One last gripe – that “key”.  When I was a toddler I had a set of big, thick, multi-colored plastic keys to play with.  This system takes me back to those days.  Insert big dumb child-sized plastic “key” into big dumb child-sized plastic “keyhole” and start the car.  I suppose that with longer than a weekend I might develop the knack for quickly opening the right door or getting the passenger door unlocked.  But I never got there.  In fairness I have whipsawed fairly quickly between three vans with three completely different fobs and starting styles.  Give me the simplicity of my own Sedona.  Yes, I’m a Luddite.

But enough bitching.

The GC was very sure-footed on the road.  It went where I pointed it (though it leaned a bit more than my own does in corners) and handled both smooth and bumpy roads very nicely.  There were times on the return trip where I stepped hard on the gas to get away from some troublesome traffic and was surprised to see the needle at the 90 mark.  And every time I went for the brakes they did their job straight and fast.  Get this van comfortably up into OD on the highway and it does what it does best – eat up miles with lots of confidence and no drama.

This van does some things that others do not.  The big one is Stow ‘N Go.  I rented this van for cargo.  I also used it for taking 5 other adults out for dinner one night.  In my own Sedona, the center seats would have been left in my garage for maximum cargo, requiring a second car on the dinner trip.  In the new Sedona there would have been less room for cargo due to the folded center seats taking up significant room.  However, at least two of those adults would have been more comfortable in the more substantial cushions.  Stow N Go makes for compromised seating quality (and it is not all that much easier than my own experience in removing and reinstalling seats) but to go from full cargo to full passenger 700 miles from home – well the Dodge rocks.

The GC also still gives you several thoughtful little touches in things like console storage.  This van may be old but its basic layout shows how far ahead of the pack Chrysler was ten years ago.

The van is also giving you a lot of utility for the price.  With the advent of the Pacifica, the GC is now the Value Van.  This SXT is the top trim line but is a universe away from the luxurious feel of the new high-end Sedona.  Automatic headlights are there but a nav system is not.  The stereo was decent but fancy bells and whistles were largely absent.  Remember how 95% of Buick LeSabres were equipped in the 90s?  That’s how this van is equipped now.  Most of what you really need, not much of what you don’t.

At 4321 lbs this van is a little on the light side in this day and age.  How long will it stay around?  Good question, but it was the top-selling minivan in the US so far in 2018.
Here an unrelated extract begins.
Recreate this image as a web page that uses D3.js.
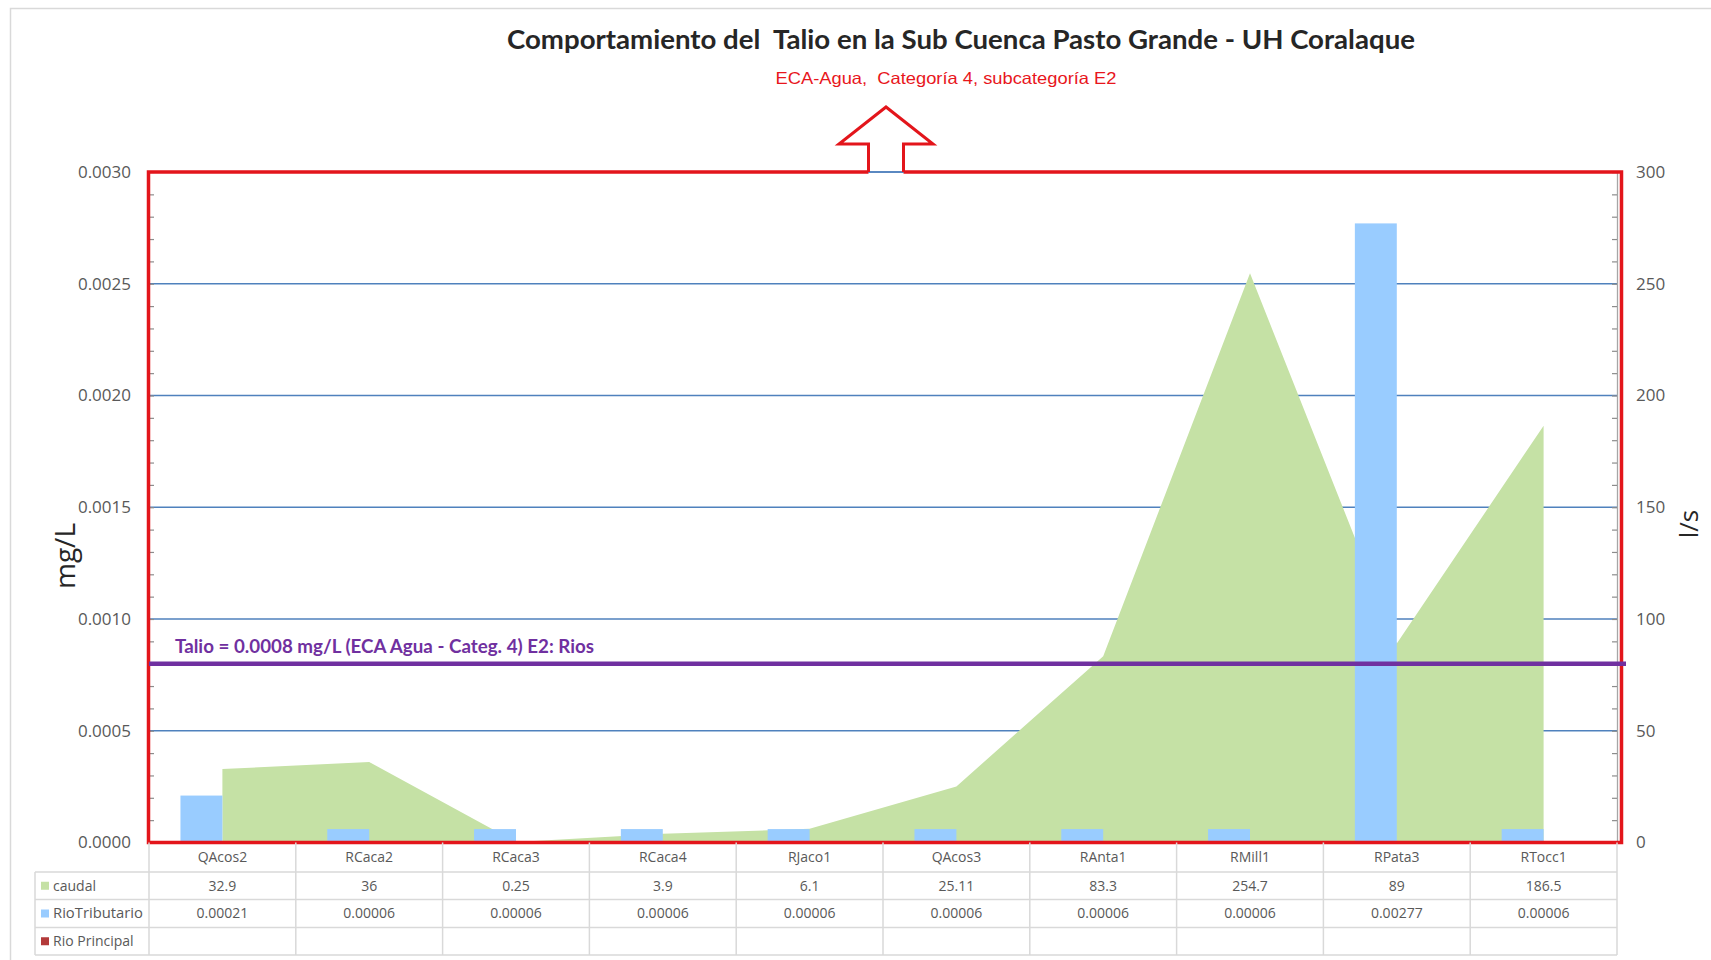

I began writing this before DougD bought one and gave us some insights into his early experience with it.  But not everyone experiences the same highs and lows from a given vehicle.  But more data points are better than fewer data points so I offer my experience as a counterpoint.  Bottom line?  I liked it more than I expected to and after living with the 2018 Sedona for awhile, this is a more useful and versatile minivan.  However, I did not like it as much as I wanted to.  Which is a shame, because a better shifting transmission and a better front seat design would have made this a really pleasant driver as well.